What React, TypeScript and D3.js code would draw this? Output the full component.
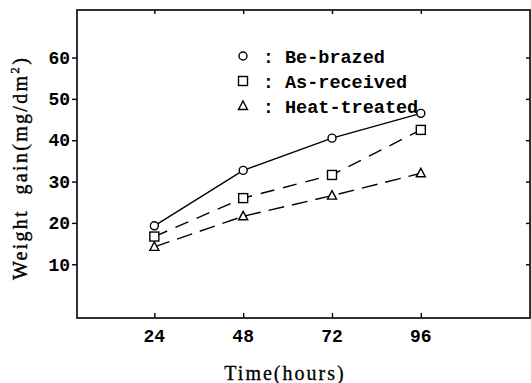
import React, { useRef, useEffect } from 'react';
import * as d3 from 'd3';

const hours = [24, 48, 72, 96];
const beBrazed = [19.3, 32.7, 40.5, 46.5];
const asReceived = [16.7, 26.0, 31.6, 42.5];
const heatTreated = [14.2, 21.6, 26.6, 32.0];
const yTicks = [10, 20, 30, 40, 50, 60];
const seriesNames = ['Be-brazed', 'As-received', 'Heat-treated'];

export default function App() {
  const ref = useRef<SVGSVGElement>(null);

  useEffect(() => {
    const svg = d3.select(ref.current);
    svg.selectAll('*').remove();

    const left = 77, right = 530, top = 10, bottom = 318;
    const x = d3.scaleLinear().domain([3.1, 125.5]).range([left, right]);
    const y = d3.scaleLinear().domain([-3.0, 71.5]).range([bottom, top]);
    const mono = 'Liberation Mono, Courier New, monospace';
    const serif = 'Liberation Serif, DejaVu Serif, serif';

    // frame
    svg.append('rect')
      .attr('x', left).attr('y', top)
      .attr('width', right - left).attr('height', bottom - top)
      .attr('fill', 'none').attr('stroke', '#000').attr('stroke-width', 1.6);

    // left axis, ticks outward
    const gl = svg.append('g').attr('transform', `translate(${left},0)`)
      .call(d3.axisLeft(y).tickValues(yTicks).tickSize(5).tickPadding(2).tickFormat(d3.format('d')));
    gl.select('.domain').remove();
    gl.selectAll('text').attr('font-family', mono).attr('font-size', 18).attr('font-weight', 'bold').attr('fill', '#000');
    // right ticks inward
    const gr = svg.append('g').attr('transform', `translate(${right},0)`)
      .call(d3.axisLeft(y).tickValues(yTicks).tickSize(4).tickFormat(() => ''));
    gr.select('.domain').remove();
    // bottom ticks inward
    const gb = svg.append('g').attr('transform', `translate(0,${bottom})`)
      .call(d3.axisTop(x).tickValues(hours).tickSize(5).tickFormat(() => ''));
    gb.select('.domain').remove();
    hours.forEach((h) => {
      svg.append('text').attr('x', x(h)).attr('y', bottom + 24)
        .attr('text-anchor', 'middle').attr('font-family', mono)
        .attr('font-size', 18).attr('font-weight', 'bold').text(h);
    });
    // top ticks inward
    const gt = svg.append('g').attr('transform', `translate(0,${top})`)
      .call(d3.axisBottom(x).tickValues(hours).tickSize(4).tickFormat(() => ''));
    gt.select('.domain').remove();
    svg.selectAll('.tick line').attr('stroke', '#000').attr('stroke-width', 1.4);

    const series = [
      { name: seriesNames[0], values: beBrazed, dash: null, shape: 'circle' },
      { name: seriesNames[1], values: asReceived, dash: '14,9', shape: 'square' },
      { name: seriesNames[2], values: heatTreated, dash: '16,8', shape: 'triangle' },
    ];

    const line = d3.line<number>().x((_, i) => x(hours[i])).y((d) => y(d));

    const drawMarker = (g: any, shape: string, cx: number, cy: number) => {
      if (shape === 'circle') {
        g.append('circle').attr('cx', cx).attr('cy', cy).attr('r', 4)
          .attr('fill', '#fff').attr('stroke', '#000').attr('stroke-width', 1.4);
      } else if (shape === 'square') {
        g.append('rect').attr('x', cx - 4.5).attr('y', cy - 4.5).attr('width', 9).attr('height', 9)
          .attr('fill', '#fff').attr('stroke', '#000').attr('stroke-width', 1.4);
      } else {
        g.append('path').attr('d', `M${cx},${cy - 5}L${cx + 4.5},${cy + 3.5}L${cx - 4.5},${cy + 3.5}Z`)
          .attr('fill', '#fff').attr('stroke', '#000').attr('stroke-width', 1.4);
      }
    };

    series.forEach((s) => {
      svg.append('path').datum(s.values).attr('d', line)
        .attr('fill', 'none').attr('stroke', '#000').attr('stroke-width', 1.4)
        .attr('stroke-dasharray', s.dash);
    });
    series.forEach((s) => {
      s.values.forEach((v, i) => drawMarker(svg, s.shape, x(hours[i]), y(v)));
    });

    // legend
    const legendY = [57, 82, 107];
    series.forEach((s, i) => {
      drawMarker(svg, s.shape, 243, legendY[i] - 1);
      svg.append('text').attr('x', 263).attr('y', legendY[i] + 6)
        .attr('font-family', mono).attr('font-size', 18).attr('font-weight', 'bold').text(':');
      svg.append('text').attr('x', 285).attr('y', legendY[i] + 6)
        .attr('font-family', mono).attr('font-size', 18.5).attr('font-weight', 'bold')
        .text(s.name);
    });

    // axis titles
    svg.append('text').attr('x', 285).attr('y', 380).attr('text-anchor', 'middle')
      .attr('font-family', serif).attr('font-size', 20).attr('letter-spacing', 2)
      .attr('stroke', '#000').attr('stroke-width', 0.3).text('Time(hours)');
    const yl = svg.append('text').attr('transform', 'translate(27,168) rotate(-90)')
      .attr('text-anchor', 'middle').attr('font-family', serif).attr('font-size', 20)
      .style('white-space', 'pre')
      .attr('stroke', '#000').attr('stroke-width', 0.4).attr('letter-spacing', 2.3);
    yl.append('tspan').text('Weight  gain(mg/dm');
    yl.append('tspan').attr('dy', -8).attr('font-size', 13).text('2');
    yl.append('tspan').attr('dy', 8).text(')');
  }, []);

  return (
    <svg ref={ref} width={531} height={383}
      style={{ position: 'absolute', left: 0, top: 0, background: '#fff' }} />
  );
}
# # #
TASK: Up to and including the line with "import * as d3 from 'd3';", copy the data above from its first line. Skip pictures.

COMPLETED EXERCISE:
What React, TypeScript and D3.js code would draw this? Output the full component.
import React, { useRef, useEffect } from 'react';
import * as d3 from 'd3';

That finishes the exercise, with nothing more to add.